Lane Martin will lead the Rice Advanced Materials Institute beginning this summer. Photo courtesy of Rice

A recently established institute at Rice University has revealed its new leader.

The Rice Advanced Materials Institute has named Lane Martin as director. Martin will also serve as Welch Professor of Materials Science and NanoEngineering in the George R. Brown School of Engineering. He begins both roles on July 1.

“Lane is everything we expect our faculty to be — hard-working, committed to excellence, dedicated to students and collaborative across disciplines,” says Howard R. Hughes Provost Amy Dittmar in a news release. “I look forward to seeing Rice faculty and students reap the benefits of his leadership.”
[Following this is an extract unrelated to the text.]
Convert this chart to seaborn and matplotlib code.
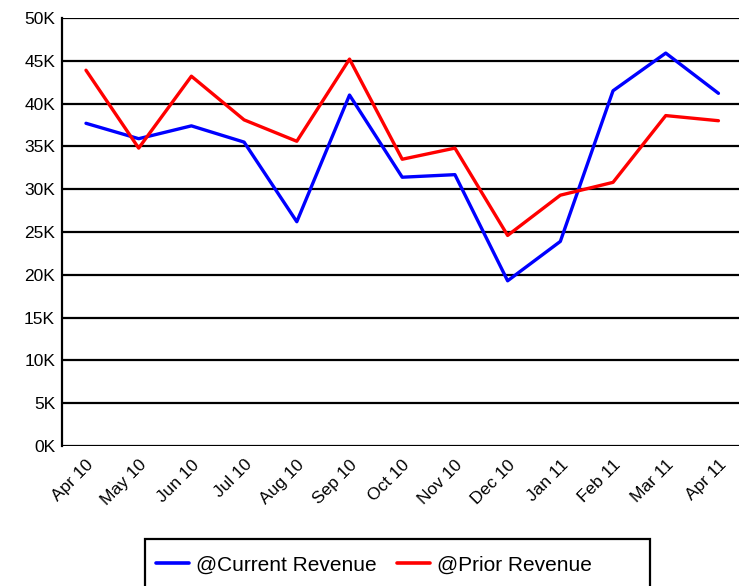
import matplotlib
matplotlib.use("Agg")
import matplotlib.pyplot as plt
import seaborn as sns
import pandas as pd
from matplotlib.lines import Line2D
from matplotlib.patches import Rectangle

months = ["Apr 10", "May 10", "Jun 10", "Jul 10", "Aug 10", "Sep 10", "Oct 10",
          "Nov 10", "Dec 10", "Jan 11", "Feb 11", "Mar 11", "Apr 11"]
current_revenue = [37700, 35900, 37400, 35500, 26200, 41000, 31400,
                   31700, 19300, 23900, 41500, 45900, 41200]
prior_revenue = [43900, 34800, 43200, 38100, 35600, 45200, 33500,
                 34800, 24600, 29300, 30800, 38600, 38000]
series_names = ["@Current Revenue", "@Prior Revenue"]
y_ticks = [0, 5000, 10000, 15000, 20000, 25000, 30000, 35000, 40000, 45000, 50000]
y_tick_labels = ["0K", "5K", "10K", "15K", "20K", "25K", "30K", "35K", "40K", "45K", "50K"]

sns.set_style("white")
plt.rcParams["font.family"] = ["Liberation Sans", "DejaVu Sans"]
plt.rcParams["text.color"] = "black"
plt.rcParams["xtick.color"] = "black"
plt.rcParams["ytick.color"] = "black"

df = pd.DataFrame({
    "month": months * 2,
    "idx": list(range(len(months))) * 2,
    "value": current_revenue + prior_revenue,
    "series": [series_names[0]] * len(months) + [series_names[1]] * len(months),
})

fig = plt.figure(figsize=(7.39, 5.86), dpi=100)
ax = fig.add_axes([62 / 739, 1 - 446 / 586, (739 - 62) / 739, (446 - 18) / 586])

sns.lineplot(data=df, x="idx", y="value", hue="series",
             palette={series_names[0]: "#0000ff", series_names[1]: "#ff0000"},
             linewidth=2.4, ax=ax, legend=False)

ax.set_ylim(0, 50000)
ax.set_xlim(-0.455, 12.39)
ax.set_yticks(y_ticks)
ax.set_yticklabels(y_tick_labels, fontsize=12.5)
ax.set_xticks(range(len(months)))
ax.set_xticklabels(months, fontsize=12.5, rotation=45, ha="right", rotation_mode="anchor")
ax.tick_params(axis="x", pad=8, length=0, labelcolor="black")
ax.tick_params(axis="y", pad=5, length=0, labelcolor="black")
ax.yaxis.grid(True, color="black", linewidth=1.6)
ax.set_axisbelow(True)
ax.set_xlabel("")
ax.set_ylabel("")
for s in ["top", "right", "bottom"]:
    ax.spines[s].set_visible(False)
ax.spines["left"].set_color("black")
ax.spines["left"].set_linewidth(1.6)

# legend frame
fig.patches.append(Rectangle((145 / 739, 1 - 600 / 586), (650 - 145) / 739, (600 - 539) / 586,
                             transform=fig.transFigure, fill=False,
                             edgecolor="black", linewidth=1.6))
handles = [Line2D([], [], color="#0000ff", linewidth=2.6),
           Line2D([], [], color="#ff0000", linewidth=2.6)]
leg = fig.legend(handles, series_names, loc="center left",
                 bbox_to_anchor=(156 / 739, 1 - 565 / 586), ncol=2,
                 fontsize=15, frameon=False,
                 handlelength=1.6, handletextpad=0.34, columnspacing=0.96,
                 borderpad=0.0, borderaxespad=0.0)

fig.savefig("out.png", dpi=100)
Prior to his appointment at Rice, Martin was the chancellor’s professor of materials science and engineering at the University of California, Berkeley. He also served as chair of the materials science and engineering department, faculty scientist in the material sciences division of the Lawrence Berkeley National Laboratory, and co-director of the Collaborative for Hierarchical Agile and Responsive Materials, according to the release.

“I had the privilege of mentoring Lane when he was a doctoral student at Berkeley,” says Ramamoorthy Ramesh, vice president for research, professor of materials science and nanoengineering and professor of physics and astronomy. “He is a gifted scientist with the boldness and vision to build this new institute into a research powerhouse.”

The new institute was created following a $100 million gift from Houston-based Welch Foundation. It will bring together chemistry, materials science, machine learning, and artificial intelligence to revolutionize the future of industry.

“This institute will keep Rice at the forefront of high-impact research related to energy transition, advanced materials and future computing,” says Luay Nakhleh, the William and Stephanie Sick Dean of the school, in the release. “It will empower our faculty and students to help solve some of the most pressing problems of our day.”